The response, or perhaps answer, to the party-goer’s question, goes back to the word “renewal.” Church as a place to renew, and keep renewing, as difficult as it often is, our belief in, our desire for, the essential goodness of humankind. In spite of loud parties, and thoughtless party-goers.
To take deliberate, coticious, time to renew our ever on-going desires to see justice done; to see and experience racial equality — and in the words of Martin Luther King, “White Americans stopped murder, but that is not the same thing as ordaining brotherhood; nor is the ending of lynch rule the same thing as inaugurating justice.” Church as a place where we can renew our strength — and sometimes, to be absolutely honest, our desire to take one more step toward healing. And not just in the big public ways, but in the daily dealings and connections with all those with whom we meet — whether storekeepers, garbage collectors, and maybe hardest of all, those with whom we live. And in all seriousness, the four-legged as well as the two-legged companions.

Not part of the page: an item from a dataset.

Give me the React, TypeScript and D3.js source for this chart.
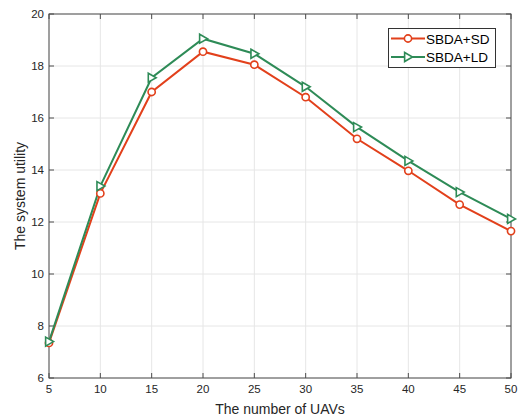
import React from "react";
import * as d3 from "d3";

const uavs = [5, 10, 15, 20, 25, 30, 35, 40, 45, 50];
const sbdaSD = [7.35, 13.1, 17.0, 18.55, 18.05, 16.8, 15.2, 13.97, 12.67, 11.65];
const sbdaLD = [7.4, 13.38, 17.55, 19.05, 18.47, 17.2, 15.65, 14.35, 13.15, 12.12];
const xTicks = [5, 10, 15, 20, 25, 30, 35, 40, 45, 50];
const yTicks = [6, 8, 10, 12, 14, 16, 18, 20];
const seriesNames = ["SBDA+SD", "SBDA+LD"];

const W = 524, H = 417;
const m = { left: 49, right: 13, top: 14, bottom: 39 };
const RED = "#e2401b";
const GREEN = "#2e8b57";
const AX = "#4d4d4d";
const FONT = "'Liberation Sans', Arial, sans-serif";

export default function App() {
  const x = d3.scaleLinear().domain([5, 50]).range([m.left, W - m.right]);
  const y = d3.scaleLinear().domain([6, 20]).range([H - m.bottom, m.top]);
  const line = d3.line<number>().x((_, i) => x(uavs[i])).y((d) => y(d));
  const x0 = x(5), x1 = x(50), y0 = y(6), y1 = y(20);
  const tri = (cx: number, cy: number, s = 4.5) =>
    `M${cx - s * 0.75},${cy - s} L${cx + s},${cy} L${cx - s * 0.75},${cy + s} Z`;
  const tl = 5;
  return (
    <svg width={W} height={H} style={{ position: "absolute", left: 0, top: 0, background: "#fff" }}>
      <rect x={0} y={0} width={W} height={H} fill="#fff" />
      {/* grid */}
      {xTicks.map((t) => (
        <line key={"gx" + t} x1={x(t)} x2={x(t)} y1={y0} y2={y1} stroke="#e6e6e6" strokeWidth={1} />
      ))}
      {yTicks.map((t) => (
        <line key={"gy" + t} x1={x0} x2={x1} y1={y(t)} y2={y(t)} stroke="#e6e6e6" strokeWidth={1} />
      ))}
      {/* box */}
      <rect x={x0} y={y1} width={x1 - x0} height={y0 - y1} fill="none" stroke={AX} strokeWidth={1} />
      {/* ticks */}
      {xTicks.map((t) => (
        <g key={"tx" + t}>
          <line x1={x(t)} x2={x(t)} y1={y0} y2={y0 - tl} stroke={AX} />
          <line x1={x(t)} x2={x(t)} y1={y1} y2={y1 + tl} stroke={AX} />
          <text x={x(t)} y={y0 + 15} textAnchor="middle" fontFamily={FONT} fontSize={11.5} fill="#262626">
            {t}
          </text>
        </g>
      ))}
      {yTicks.map((t) => (
        <g key={"ty" + t}>
          <line x1={x0} x2={x0 + tl} y1={y(t)} y2={y(t)} stroke={AX} />
          <line x1={x1} x2={x1 - tl} y1={y(t)} y2={y(t)} stroke={AX} />
          <text x={x0 - 5} y={y(t) + 4} textAnchor="end" fontFamily={FONT} fontSize={11.5} fill="#262626">
            {t}
          </text>
        </g>
      ))}
      {/* labels */}
      <text x={(x0 + x1) / 2} y={414} textAnchor="middle" fontFamily={FONT} fontSize={14} fill="#262626">
        The number of UAVs
      </text>
      <text
        transform={`translate(25,${(y0 + y1) / 2}) rotate(-90)`}
        textAnchor="middle"
        fontFamily={FONT}
        fontSize={14}
        fill="#262626"
      >
        The system utility
      </text>
      {/* series */}
      <path d={line(sbdaSD) || ""} fill="none" stroke={RED} strokeWidth={2} />
      <path d={line(sbdaLD) || ""} fill="none" stroke={GREEN} strokeWidth={2} />
      {sbdaSD.map((v, i) => (
        <circle key={"c" + i} cx={x(uavs[i])} cy={y(v)} r={3.6} fill="#fff" stroke={RED} strokeWidth={1.6} />
      ))}
      {sbdaLD.map((v, i) => (
        <path key={"t" + i} d={tri(x(uavs[i]), y(v))} fill="#fff" stroke={GREEN} strokeWidth={1.6} />
      ))}
      {/* legend */}
      <g>
        <rect x={388.5} y={28.5} width={107} height={39} fill="#fff" stroke="#333" strokeWidth={1} />
        <line x1={391} x2={425} y1={38.5} y2={38.5} stroke={RED} strokeWidth={2} />
        <circle cx={408} cy={38.5} r={3.6} fill="#fff" stroke={RED} strokeWidth={1.6} />
        <text x={426} y={43.5} fontFamily={FONT} fontSize={13.5} fill="#000">
          {seriesNames[0]}
        </text>
        <line x1={391} x2={425} y1={57} y2={57} stroke={GREEN} strokeWidth={2} />
        <path d={tri(408, 57)} fill="#fff" stroke={GREEN} strokeWidth={1.6} />
        <text x={426} y={62} fontFamily={FONT} fontSize={13.5} fill="#000">
          {seriesNames[1]}
        </text>
      </g>
    </svg>
  );
}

Renew, also, our understanding of that all-purpose four-letter word, “love” – not romantic love, but a broader love, as when we here weekly repeat “love is the doctrine of this church.” Love as a broad sense of deep respect and appreciation and broadly understood, if we will it so, allow it to be so, the word “love” can help us come to include an understanding of why people act and speak as they do not for us always to approve of, or agree with them, but to learn. Even here, in this wished — to — be — perfect place, we don’t all agree with each other on any number of subjects or issues. Again, “love is the doctrine of this church” we say weekly, in unison -and the word “doctrine,” according to my dictionary, refers to teaching, to something that is taught. Which suggests to me that if it is something taught, it is also something always to be learned. And re-learned. And re-learned. We are never perfect. But we can — should — we must — renew our working love.

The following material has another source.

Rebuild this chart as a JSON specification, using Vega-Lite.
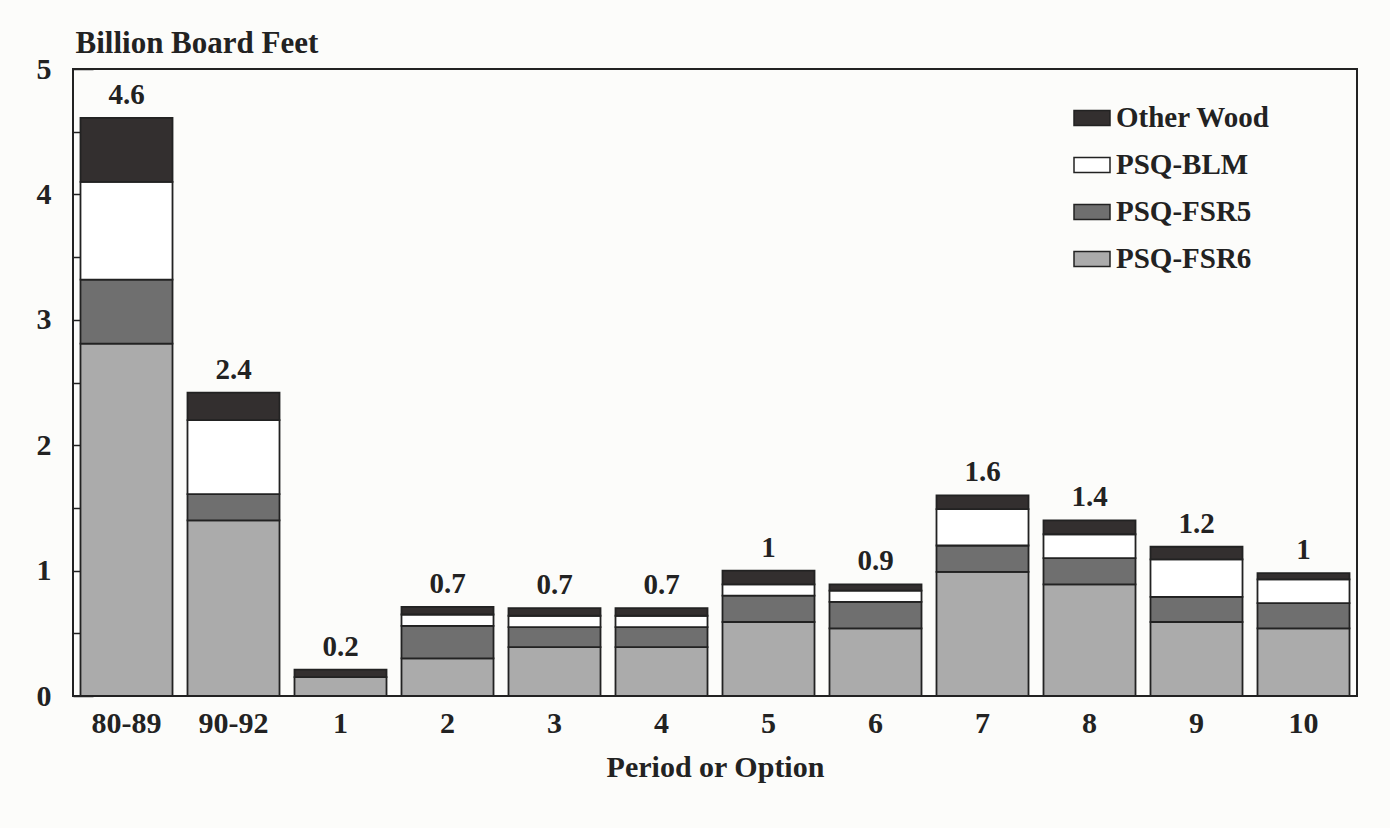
{
  "$schema": "https://vega.github.io/schema/vega-lite/v6.json",
  "width": 1284,
  "height": 627,
  "autosize": {"type": "none"},
  "padding": {"left": 73, "top": 69, "right": 33, "bottom": 132},
  "background": "#fcfcfa",
  "config": {
    "view": {"stroke": "#222222", "strokeWidth": 2},
    "font": "Liberation Serif",
    "text": {"font": "Liberation Serif"}
  },
  "datasets": {
    "wood": [
      {"period": "80-89", "type": "PSQ-FSR6", "value": 2.81},
      {"period": "80-89", "type": "PSQ-FSR5", "value": 0.51},
      {"period": "80-89", "type": "PSQ-BLM", "value": 0.78},
      {"period": "80-89", "type": "Other Wood", "value": 0.51},
      {"period": "90-92", "type": "PSQ-FSR6", "value": 1.40},
      {"period": "90-92", "type": "PSQ-FSR5", "value": 0.21},
      {"period": "90-92", "type": "PSQ-BLM", "value": 0.59},
      {"period": "90-92", "type": "Other Wood", "value": 0.22},
      {"period": "1", "type": "PSQ-FSR6", "value": 0.15},
      {"period": "1", "type": "Other Wood", "value": 0.06},
      {"period": "2", "type": "PSQ-FSR6", "value": 0.30},
      {"period": "2", "type": "PSQ-FSR5", "value": 0.26},
      {"period": "2", "type": "PSQ-BLM", "value": 0.09},
      {"period": "2", "type": "Other Wood", "value": 0.06},
      {"period": "3", "type": "PSQ-FSR6", "value": 0.39},
      {"period": "3", "type": "PSQ-FSR5", "value": 0.16},
      {"period": "3", "type": "PSQ-BLM", "value": 0.09},
      {"period": "3", "type": "Other Wood", "value": 0.06},
      {"period": "4", "type": "PSQ-FSR6", "value": 0.39},
      {"period": "4", "type": "PSQ-FSR5", "value": 0.16},
      {"period": "4", "type": "PSQ-BLM", "value": 0.09},
      {"period": "4", "type": "Other Wood", "value": 0.06},
      {"period": "5", "type": "PSQ-FSR6", "value": 0.59},
      {"period": "5", "type": "PSQ-FSR5", "value": 0.21},
      {"period": "5", "type": "PSQ-BLM", "value": 0.09},
      {"period": "5", "type": "Other Wood", "value": 0.11},
      {"period": "6", "type": "PSQ-FSR6", "value": 0.54},
      {"period": "6", "type": "PSQ-FSR5", "value": 0.21},
      {"period": "6", "type": "PSQ-BLM", "value": 0.09},
      {"period": "6", "type": "Other Wood", "value": 0.05},
      {"period": "7", "type": "PSQ-FSR6", "value": 0.99},
      {"period": "7", "type": "PSQ-FSR5", "value": 0.21},
      {"period": "7", "type": "PSQ-BLM", "value": 0.29},
      {"period": "7", "type": "Other Wood", "value": 0.11},
      {"period": "8", "type": "PSQ-FSR6", "value": 0.89},
      {"period": "8", "type": "PSQ-FSR5", "value": 0.21},
      {"period": "8", "type": "PSQ-BLM", "value": 0.19},
      {"period": "8", "type": "Other Wood", "value": 0.11},
      {"period": "9", "type": "PSQ-FSR6", "value": 0.59},
      {"period": "9", "type": "PSQ-FSR5", "value": 0.20},
      {"period": "9", "type": "PSQ-BLM", "value": 0.30},
      {"period": "9", "type": "Other Wood", "value": 0.10},
      {"period": "10", "type": "PSQ-FSR6", "value": 0.54},
      {"period": "10", "type": "PSQ-FSR5", "value": 0.20},
      {"period": "10", "type": "PSQ-BLM", "value": 0.19},
      {"period": "10", "type": "Other Wood", "value": 0.05}
    ],
    "totals": [
      {"period": "80-89", "total": 4.61, "label": "4.6"},
      {"period": "90-92", "total": 2.42, "label": "2.4"},
      {"period": "1", "total": 0.21, "label": "0.2"},
      {"period": "2", "total": 0.71, "label": "0.7"},
      {"period": "3", "total": 0.70, "label": "0.7"},
      {"period": "4", "total": 0.70, "label": "0.7"},
      {"period": "5", "total": 1.00, "label": "1"},
      {"period": "6", "total": 0.89, "label": "0.9"},
      {"period": "7", "total": 1.60, "label": "1.6"},
      {"period": "8", "total": 1.40, "label": "1.4"},
      {"period": "9", "total": 1.19, "label": "1.2"},
      {"period": "10", "total": 0.98, "label": "1"}
    ]
  },
  "layer": [
    {
      "data": {"name": "wood"},
      "mark": {"type": "bar", "stroke": "#222222", "strokeWidth": 1.8},
      "encoding": {
        "x": {
          "field": "period",
          "type": "nominal",
          "sort": null,
          "scale": {"paddingInner": 0.14, "paddingOuter": 0.07},
          "title": "Period or Option",
          "axis": {
            "labelAngle": 0,
            "labelFont": "Liberation Serif",
            "labelFontSize": 30,
            "labelFontWeight": "bold",
            "labelColor": "#222222",
            "labelPadding": 12,
            "ticks": false,
            "domain": false,
            "titleFont": "Liberation Serif",
            "titleFontSize": 30,
            "titleFontWeight": "bold",
            "titleColor": "#222222",
            "titlePadding": 14
          }
        },
        "y": {
          "field": "value",
          "type": "quantitative",
          "stack": "zero",
          "scale": {"domain": [0, 5]},
          "title": "Billion Board Feet",
          "axis": {
            "values": [0, 0.5, 1, 1.5, 2, 2.5, 3, 3.5, 4, 4.5, 5],
            "labelExpr": "datum.value % 1 === 0 ? '' + datum.value : ''",
            "grid": false,
            "domain": false,
            "tickColor": "#222222",
            "tickWidth": 1.5,
            "tickSize": {"condition": {"test": "datum.value % 1 === 0", "value": -20}, "value": -8},
            "labelFont": "Liberation Serif",
            "labelFontSize": 30,
            "labelFontWeight": "bold",
            "labelColor": "#222222",
            "labelPadding": 42,
            "titleAngle": 0,
            "titleAlign": "left",
            "titleBaseline": "alphabetic",
            "titleX": 2,
            "titleY": -17,
            "titleFont": "Liberation Serif",
            "titleFontSize": 31,
            "titleFontWeight": "bold",
            "titleColor": "#222222"
          }
        },
        "color": {
          "field": "type",
          "type": "nominal",
          "scale": {
            "domain": ["Other Wood", "PSQ-BLM", "PSQ-FSR5", "PSQ-FSR6"],
            "range": ["#332f2f", "#ffffff", "#6f6f6f", "#ababab"]
          },
          "legend": {
            "orient": "none",
            "legendX": 1000,
            "legendY": 30,
            "title": null,
            "labelFont": "Liberation Serif",
            "labelFontSize": 29,
            "labelFontWeight": "bold",
            "labelColor": "#222222",
            "labelOffset": 5,
            "symbolType": "M-1,-0.42H1V0.42H-1Z",
            "symbolSize": 1296,
            "symbolStrokeColor": "#222222",
            "symbolStrokeWidth": 1.5,
            "symbolOpacity": 1,
            "rowPadding": 13
          }
        },
        "order": {"field": "type", "sort": "descending"}
      }
    },
    {
      "data": {"name": "totals"},
      "mark": {"type": "text", "baseline": "alphabetic", "dy": -14, "fontSize": 29, "fontWeight": "bold", "font": "Liberation Serif", "color": "#222222"},
      "encoding": {
        "x": {"field": "period", "type": "nominal", "sort": null},
        "y": {"field": "total", "type": "quantitative"},
        "text": {"field": "label"}
      }
    }
  ]
}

Back for a moment to the Party-goer…Church, I would have said to him, is a place where you can share your ideas and hopes and thoughts, and not yell about them in the hallway at one o’clock in the morning. “Okay,” then says the Partygoer, “but if you don’t believe in God, will you then go to hell, and not to heaven?” My current thought is that we have quite enough hell right here on earth, and don’t need more — but my idea of what I’d like heaven to be, I just had, you could say, a renewal experience. I’ll tell you my story, but you may have had, or will have, one like it. A few weeks ago, I was helping a friend at the book sale at her Oswego church. The table was set up, arranged and designated by subject. On the table labelled “religion,” I saw a book with the author’s name, Edgar Jackson. When I was growing up, downstate in Mamaroneck, my father had a friend, a
Methodist minister by the name of Edgar Jackson. Could this be the same person? I brought the book home — title, Pastoral Counseling — and as I went to put it on the shelf, I realized that I already had one of Jackson’s books — and I could see that it had belonged to my father — it had his bookplate in it. One of my computersavvy daughters did the necessary research, and reading what she had printed out and sent to me — yes, the author was the same person, my father’s friend.
So how, you may well wonder, does this story connect with thoughts or ideas about heaven? I’d never given a lot of thought to heaven — there are as many thoughts and ideas about it as there are people — including whether or not heaven is even there — wherever “there” might be — above the clouds, or in another
universe. But I’ve given some thought to what I’d like heaven to be — to renew it in my mind, you might say — heaven as a place to renew and restore relationships. Imagining my father and his friend continuing their convsation, their combined Methodist and Humanist friendship. Heaven, a place where all people can simply meet again, and say to each other, “Oh, now I understand.” Now I can care freely. Without the old restrictions that we are so used to, and the long historic social border lines of race, or age, or money, gender, educational level, and our childhood quarrels . And if heaven is a place where relationships are reconnected and renewed, does that mean — can that mean — that we from time to time, are able to make the real heaven to be not in the sky but here in our imperfect living life times?
Thus, every day may offer us an opportunity for renewal. That doesn’t mean that something renewed, renewable, will clearly happen every day to, or for every person. But I like to think of renewal as kind of a window: if you don’t — or won’t — open it, the fresh air cannot come in. Maybe coming here, coming to church, is like the window and the fresh air; if you don’t come, you will miss an opportunity for the fresh air of a renewal — one among many — even the briefest of drafts, a moment, an idea. And to be open in other places and ways as well; to feel a moment of renewal in unexpected places.
A last story: I read that hundreds of trees have recently been planted in Fulton and Oswego since last fall, and 88 of those trees, according to a newspaper clipping, are along Schuyler Street, one of the streets next to where I live. Around the base of each tree is wrapped something green — a rubber sheet sort of thing. Some of the wraps have words printed on them — the name of a company: “Professional Tree Establishment System,” if I am reading it correctly through the folded wraps. But some of the wraps also have a second notice on them: the green rubber wrap also says “I’ll be removed after I’ve taught this tree how to live on its own.” Teaching. Learning. Renewing. The message for all life, now and may it be, on-going and forever.